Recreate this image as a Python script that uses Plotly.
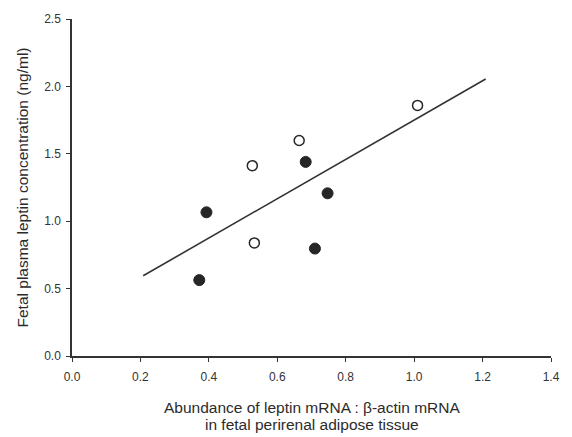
import plotly.graph_objects as go

# Data
open_x = [1.010, 0.664, 0.527, 0.533]
open_y = [1.859, 1.599, 1.412, 0.839]
filled_x = [0.683, 0.747, 0.393, 0.710, 0.372]
filled_y = [1.440, 1.207, 1.066, 0.797, 0.563]
fit_x = [0.208, 1.209]
fit_slope = 1.458
fit_intercept = 0.292
fit_y = [fit_intercept + fit_slope * v for v in fit_x]

x_ticks = [0.0, 0.2, 0.4, 0.6, 0.8, 1.0, 1.2, 1.4]
y_ticks = [0.0, 0.5, 1.0, 1.5, 2.0, 2.5]

x_title_lines = ["Abundance of leptin mRNA : β-actin mRNA",
                 "in fetal perirenal adipose tissue"]
y_title = "Fetal plasma leptin concentration (ng/ml)"

fig = go.Figure()
fig.add_trace(go.Scatter(x=fit_x, y=fit_y, mode="lines",
                         line=dict(color="#333333", width=1.6), showlegend=False))
fig.add_trace(go.Scatter(x=filled_x, y=filled_y, mode="markers",
                         marker=dict(size=11, color="#262626", line=dict(color="#262626", width=1)),
                         showlegend=False))
fig.add_trace(go.Scatter(x=open_x, y=open_y, mode="markers",
                         marker=dict(size=10, color="white", line=dict(color="#262626", width=1.5)),
                         showlegend=False))

font = "Liberation Sans, Arial, sans-serif"
title_font = dict(family=font, size=15.5, color="#2b2b2b")

annotations = [
    dict(text=x_title_lines[0], xref="paper", yref="paper", x=0.5, y=0,
         xanchor="center", yanchor="middle", yshift=-51.5, showarrow=False, font=title_font),
    dict(text=x_title_lines[1], xref="paper", yref="paper", x=0.5, y=0,
         xanchor="center", yanchor="middle", yshift=-68.5, showarrow=False, font=title_font),
    dict(text=y_title, xref="paper", yref="paper", x=0, y=0.5, textangle=-90,
         xanchor="center", yanchor="middle", xshift=-50, showarrow=False, font=title_font),
]

fig.update_layout(
    width=572, height=437,
    margin=dict(l=72, r=15, t=14, b=81),
    paper_bgcolor="white", plot_bgcolor="white",
    font=dict(family=font, color="#333333", size=12),
    annotations=annotations,
    xaxis=dict(range=[0, 1.4], tickvals=x_ticks, ticktext=[f"{v:.1f}" for v in x_ticks],
               showgrid=False, zeroline=False, showline=True, linecolor="#333333", linewidth=1.5,
               ticks="outside", ticklen=4, tickwidth=1.2, tickcolor="#333333",
               tickfont=dict(size=12), ticklabelstandoff=5),
    yaxis=dict(range=[0, 2.5], tickvals=y_ticks, ticktext=[f"{v:.1f}" for v in y_ticks],
               showgrid=False, zeroline=False, showline=True, linecolor="#333333", linewidth=1.5,
               ticks="outside", ticklen=4, tickwidth=1.2, tickcolor="#333333",
               tickfont=dict(size=12), ticklabelstandoff=3),
)

fig.write_html("out.html")
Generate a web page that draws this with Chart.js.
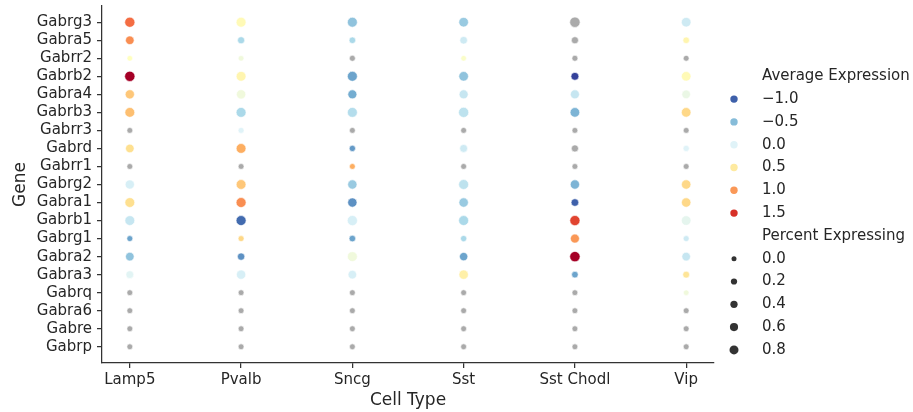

━━━━

● Exercise objective
Your task is to reproduce the entries above word for word, from the first line through the line with "import plotly.graph_objects as go", and please leave out any pictures.

● Output of the task
Recreate this image as a Python script that uses Plotly.
import plotly.graph_objects as go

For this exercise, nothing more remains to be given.